La hype extrême : On distingue deux grandes tendances, la hype extrême provoc’ et la hype extrême arty. Pour la provoc’ déclarez dans un dîner mondain à l’arrivée du plateau de fruits de mer : "Écouter ce groupe de grind death néo nazi qui prône l’extermination des juifs, arabes et noirs, et qui a enregistré son album clandestinement à Auschwitz  est une plongée dans les tréfonds de l’âme humaine dont on ressort marqué au fer rouge". Rajoutez un point hype si BHL ou Yann Moix sont autour de la table.
Pour la hype extrême arty le top du top c’est d’écouter un groupe de trash métal jazz par exemple, ou bien un groupe de folk death. Le mieux est de joindre cela à la pratique d’une sexualité alternative.
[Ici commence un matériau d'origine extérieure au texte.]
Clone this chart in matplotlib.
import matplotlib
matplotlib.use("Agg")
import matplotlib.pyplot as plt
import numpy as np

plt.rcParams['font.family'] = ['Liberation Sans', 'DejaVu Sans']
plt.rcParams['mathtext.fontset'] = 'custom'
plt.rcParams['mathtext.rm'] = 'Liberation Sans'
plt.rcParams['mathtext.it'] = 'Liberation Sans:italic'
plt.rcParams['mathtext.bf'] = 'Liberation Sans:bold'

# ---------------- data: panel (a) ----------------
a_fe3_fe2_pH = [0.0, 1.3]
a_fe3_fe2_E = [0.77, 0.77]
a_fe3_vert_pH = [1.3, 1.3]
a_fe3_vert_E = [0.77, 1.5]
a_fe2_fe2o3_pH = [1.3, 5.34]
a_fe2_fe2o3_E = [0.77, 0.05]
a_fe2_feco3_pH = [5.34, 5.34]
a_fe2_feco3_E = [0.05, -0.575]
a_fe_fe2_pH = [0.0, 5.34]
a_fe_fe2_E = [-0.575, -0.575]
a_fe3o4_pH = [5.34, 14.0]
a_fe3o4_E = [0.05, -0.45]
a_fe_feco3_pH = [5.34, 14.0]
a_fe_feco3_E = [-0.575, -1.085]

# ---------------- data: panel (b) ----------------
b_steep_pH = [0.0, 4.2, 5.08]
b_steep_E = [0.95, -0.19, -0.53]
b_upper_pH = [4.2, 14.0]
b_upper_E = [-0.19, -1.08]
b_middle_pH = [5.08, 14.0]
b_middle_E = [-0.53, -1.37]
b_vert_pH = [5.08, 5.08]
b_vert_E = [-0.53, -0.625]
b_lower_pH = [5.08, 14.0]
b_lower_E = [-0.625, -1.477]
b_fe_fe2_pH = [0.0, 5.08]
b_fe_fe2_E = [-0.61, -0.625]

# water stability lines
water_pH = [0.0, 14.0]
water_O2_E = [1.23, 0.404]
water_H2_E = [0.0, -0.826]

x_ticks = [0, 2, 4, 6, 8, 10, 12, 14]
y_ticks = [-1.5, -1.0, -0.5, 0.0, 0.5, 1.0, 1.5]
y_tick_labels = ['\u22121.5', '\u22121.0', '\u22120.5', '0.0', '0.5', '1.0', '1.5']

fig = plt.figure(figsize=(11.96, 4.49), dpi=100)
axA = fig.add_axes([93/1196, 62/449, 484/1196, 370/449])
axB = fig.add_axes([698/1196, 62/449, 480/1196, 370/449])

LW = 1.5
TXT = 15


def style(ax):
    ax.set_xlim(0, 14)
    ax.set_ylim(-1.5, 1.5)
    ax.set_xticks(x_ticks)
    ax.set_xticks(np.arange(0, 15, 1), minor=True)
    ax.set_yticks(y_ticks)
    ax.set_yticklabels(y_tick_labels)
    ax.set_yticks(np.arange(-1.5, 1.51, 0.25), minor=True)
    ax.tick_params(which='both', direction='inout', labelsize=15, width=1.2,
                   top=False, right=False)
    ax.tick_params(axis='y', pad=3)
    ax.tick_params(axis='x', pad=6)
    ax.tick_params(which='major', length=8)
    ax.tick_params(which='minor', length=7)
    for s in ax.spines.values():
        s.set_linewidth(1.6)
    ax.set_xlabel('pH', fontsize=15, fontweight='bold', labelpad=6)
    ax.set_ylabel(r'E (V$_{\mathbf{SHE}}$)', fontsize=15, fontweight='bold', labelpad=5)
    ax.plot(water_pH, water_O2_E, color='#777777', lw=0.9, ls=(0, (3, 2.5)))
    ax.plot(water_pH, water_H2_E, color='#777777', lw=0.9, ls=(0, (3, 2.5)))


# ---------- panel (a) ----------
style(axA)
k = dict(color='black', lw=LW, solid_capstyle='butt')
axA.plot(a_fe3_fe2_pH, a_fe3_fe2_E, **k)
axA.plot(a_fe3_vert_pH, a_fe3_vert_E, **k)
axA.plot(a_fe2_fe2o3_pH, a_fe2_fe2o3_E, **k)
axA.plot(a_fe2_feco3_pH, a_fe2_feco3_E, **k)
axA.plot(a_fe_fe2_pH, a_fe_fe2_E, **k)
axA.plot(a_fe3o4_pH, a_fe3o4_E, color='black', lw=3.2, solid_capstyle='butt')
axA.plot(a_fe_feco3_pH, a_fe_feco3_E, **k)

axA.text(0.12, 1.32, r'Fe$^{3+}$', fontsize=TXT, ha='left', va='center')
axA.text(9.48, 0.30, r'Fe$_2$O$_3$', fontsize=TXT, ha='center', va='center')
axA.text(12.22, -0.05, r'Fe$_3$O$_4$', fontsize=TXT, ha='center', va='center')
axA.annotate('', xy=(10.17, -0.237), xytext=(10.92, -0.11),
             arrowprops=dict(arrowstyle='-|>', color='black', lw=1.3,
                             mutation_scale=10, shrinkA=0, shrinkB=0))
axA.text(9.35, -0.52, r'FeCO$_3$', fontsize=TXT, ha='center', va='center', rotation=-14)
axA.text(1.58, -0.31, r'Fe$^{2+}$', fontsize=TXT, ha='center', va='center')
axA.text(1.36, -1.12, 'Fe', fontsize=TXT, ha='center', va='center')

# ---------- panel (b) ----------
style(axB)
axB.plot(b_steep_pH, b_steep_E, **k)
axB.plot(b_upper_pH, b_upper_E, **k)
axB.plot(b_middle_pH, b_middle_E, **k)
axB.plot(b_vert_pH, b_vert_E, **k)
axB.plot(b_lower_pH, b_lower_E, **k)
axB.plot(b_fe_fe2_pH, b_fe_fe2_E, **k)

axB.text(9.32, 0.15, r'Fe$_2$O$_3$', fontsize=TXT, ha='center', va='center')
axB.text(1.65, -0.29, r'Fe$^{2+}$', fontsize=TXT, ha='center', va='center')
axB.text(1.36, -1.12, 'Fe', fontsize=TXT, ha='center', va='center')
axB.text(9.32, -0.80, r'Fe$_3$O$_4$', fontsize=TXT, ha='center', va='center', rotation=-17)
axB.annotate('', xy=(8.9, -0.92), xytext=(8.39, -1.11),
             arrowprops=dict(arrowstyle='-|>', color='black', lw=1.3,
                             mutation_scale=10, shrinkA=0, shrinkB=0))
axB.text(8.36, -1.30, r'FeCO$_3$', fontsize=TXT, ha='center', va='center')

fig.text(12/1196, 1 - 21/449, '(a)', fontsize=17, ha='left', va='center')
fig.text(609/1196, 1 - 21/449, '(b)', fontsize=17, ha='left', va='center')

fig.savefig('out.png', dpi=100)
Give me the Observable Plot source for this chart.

Essayez "J’ai sodomisé mon soumis en écoutant le Torture Graden de Naked City"

La hype indé : C'est celle de radio Nova, adorée par Tania Bruna Rosso la hype indé découvre des nouvelles tendances sur des petits labels. Nova par exemple diffuse des titres que toutes les radios diffusent mais avant tout le monde. "Quoi tu viens juste de découvrir Justice mais enfin ça fait des mois que ça passe sur Nova !" variante bordelaise "Quoi tu viens juste de découvrir Adam Kesher mais enfin ça fait des mois que Captain le diffuse sur Sauvagine !" Il est préférable que le groupe soit signé sur un  petit label avec un nom alternatif, mais dans le cas contraire ce n’est pas bien grave, si l’on vous fait remarquer que MGMT est signé sur Sony BGM répondez "leur musique est absolument libre et indépendante, c’est un coup de génie que d’être sur une major !". Ce genre de conversations est plutôt conseillé dans des boutiques de fringues de seconde main ou friperies (mais dans lesquelles les prix sont élevés pour ne pas tomber sur des bénéficiaires du RSA, mieux vaut éviter par exemple de faire la conversation sur Arcade Fire à Emmaüs).

Le mieux bien sûr est de combiner plusieurs hypes pour faire face à toutes les situations possibles, soyez sûr de vous-même, évaluez les forces en présence y’a-t-il plus d’anti Bowie ou de pro Bowie, sachez anticiper : quelqu’un parle des Red Crayolas, demandez lui si il a écouté le formidable bootleg de la Cotton Factory en 1968, soyez audacieux clamez que le meilleur groupe des 80’s est U2, la preuve Eno les a produits, et enfin n’hésitez pas à vous contredire vous-même c’est tellement hype.